The main reason countries have Armed Forces is to protect their citizens and their rights against any outside or inside threats. One of them could possibly come from a country and not only from insurgents in foreign countries, so we need to be ready to fight back.
Combat veterans, but no CW experience
A good number of soldiers, who are now combat veterans, wouldn’t even be able to properly function in a CW, as most of their training was focused on the Global War on Terrorism (GWoT) fought in Afghanistan. This is very unfortunate but understandable at the same time, as the CF were stretched very thin as the combat deployments would come back every 2 years for most of the soldiers. Most of the money the National Defence had been poured into making sure our soldiers would be fully prepared to fight the Taliban. With a budget of 22.6 billion dollars in 2012, the money spent in Afghanistan was taking a huge chunk of the budget for logistical and operational reasons.

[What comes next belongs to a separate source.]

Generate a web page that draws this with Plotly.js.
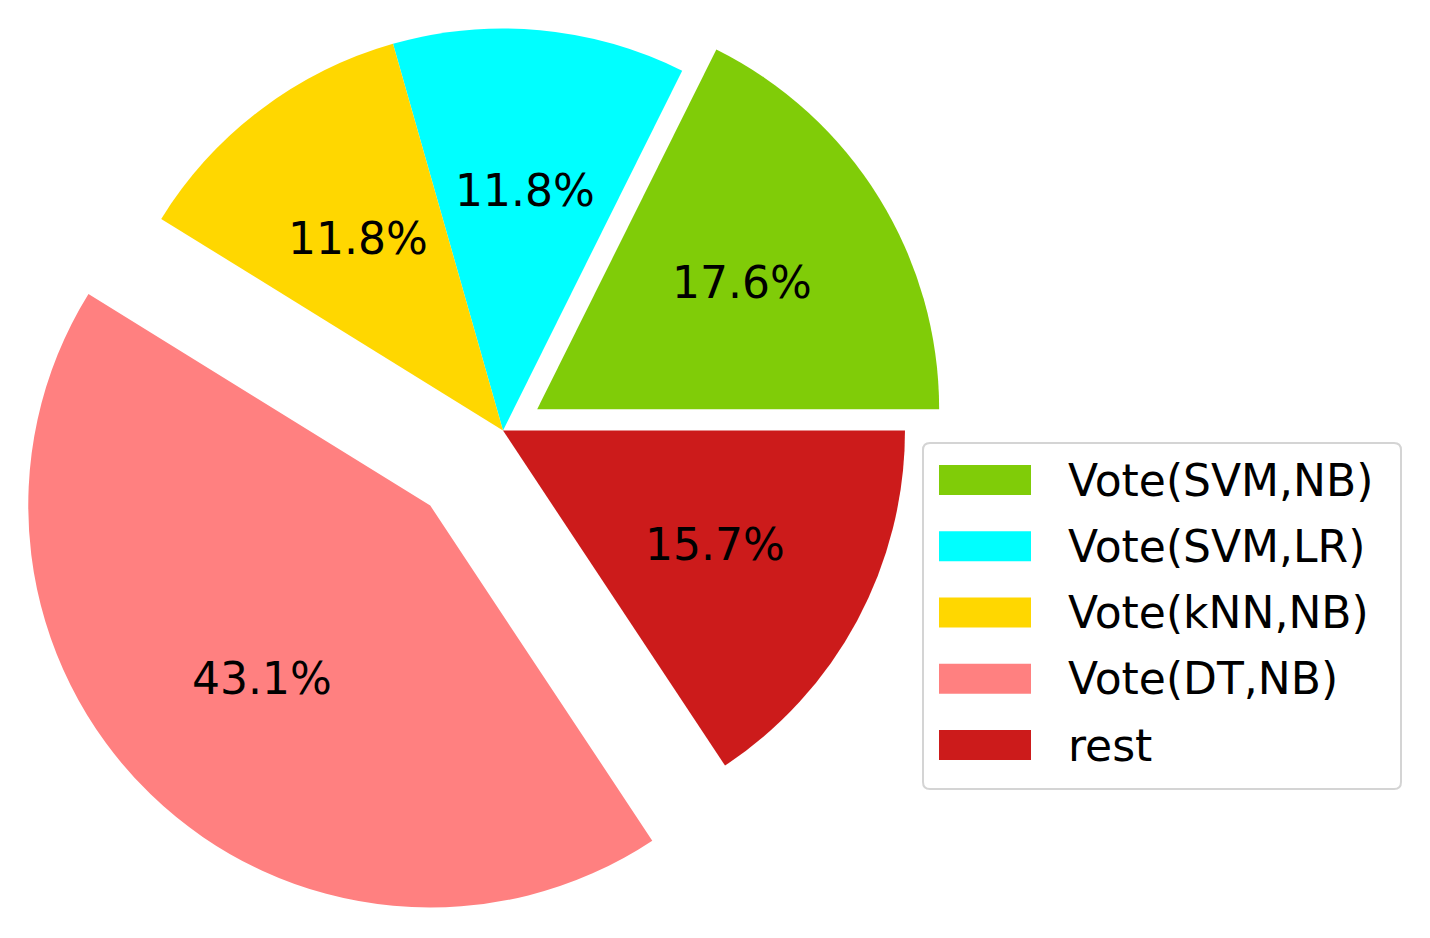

So while the Defence Budget was spent in Afghanistan, there was not enough money to keep the soldier back home trained to a certain degree in CW. There was still some sort of training made by the unit themselves to keep their soldier somewhat ready but nothing really serious. While pre-deployment would cover a small portion of CW manoeuvers, the remaining soldiers who were not scheduled to go would not get as much training.
I remember having privates and corporals in my platoon, who had between 2-6 years of service and 1-2 combat tours, that weren’t even qualified on basic winter warfare. We all know Canada is pretty cold in the winter eh! … So if anything would happen, these guys wouldn’t be ready. By having some CW training, this could be remedied pretty quickly. It is one thing to have combat experience in a certain type of warfare but we can’t neglect everything else. These soldiers would also become more proficient in their job as the knowledge they have would greatly increase.
Our home turf
Our current Arctic situation is another example where CW would be applied. With vast areas that are non-populated and where almost no vegetation survives, there is a good possibility that the typical ‘’advance to contact’’ with tanks and artillery would be the main tactics used on the battlefield. While younger combat veterans are trained to kick doors and to sweep for IEDs, most of them aren’t ready for that.
Canada has to defend more than 9,984,670 km2 or 3,854,085 sq. mi. Most of the future conflicts would be fought in urban areas, but we still need to be able to conduct operations in the open fields. This is where CW becomes handy, as we can witness through the past wars.
A big problem with a lot of military strategists is that they want to reinvent the wheel instead of using the past lessons learned. Our conflict in Afghanistan was the first one we took part in as a combat element since Korea. I do believe there is a way to mix both the CW tactics and what we have acquired in Afghanistan.
As a matter of fact, this should be the future doctrine Canada adopts to ensure both preparedness against any threats while keeping the recent experience acquired by their soldiers.
Learning from our allies
Canadian Forces and the US Armed Forces have a very good relationship as two powerful allies. Multinational exercises are done every year between the two countries to make sure North America could withstand any threats. This is, in my opinion, the best possible future for both our country as neither one nor the other would tolerate an intrusion on their own soil. It is also important to share our experiences with our main ally as we could benefit from different area of specialisation such as winter warfare, amphibious attacks, strategic bombing, etc thus making both nations stronger and easier to protect.
Only the future will tell us what the best doctrines are that we should adopt, but until then, I hope our great military thinkers do not forget the experience we’ve acquired by shedding blood in Afghanistan. There is, I believe, a way to balance both CW and UW. We just need to carefully plan our actions and draw the lessons learned from past conflicts.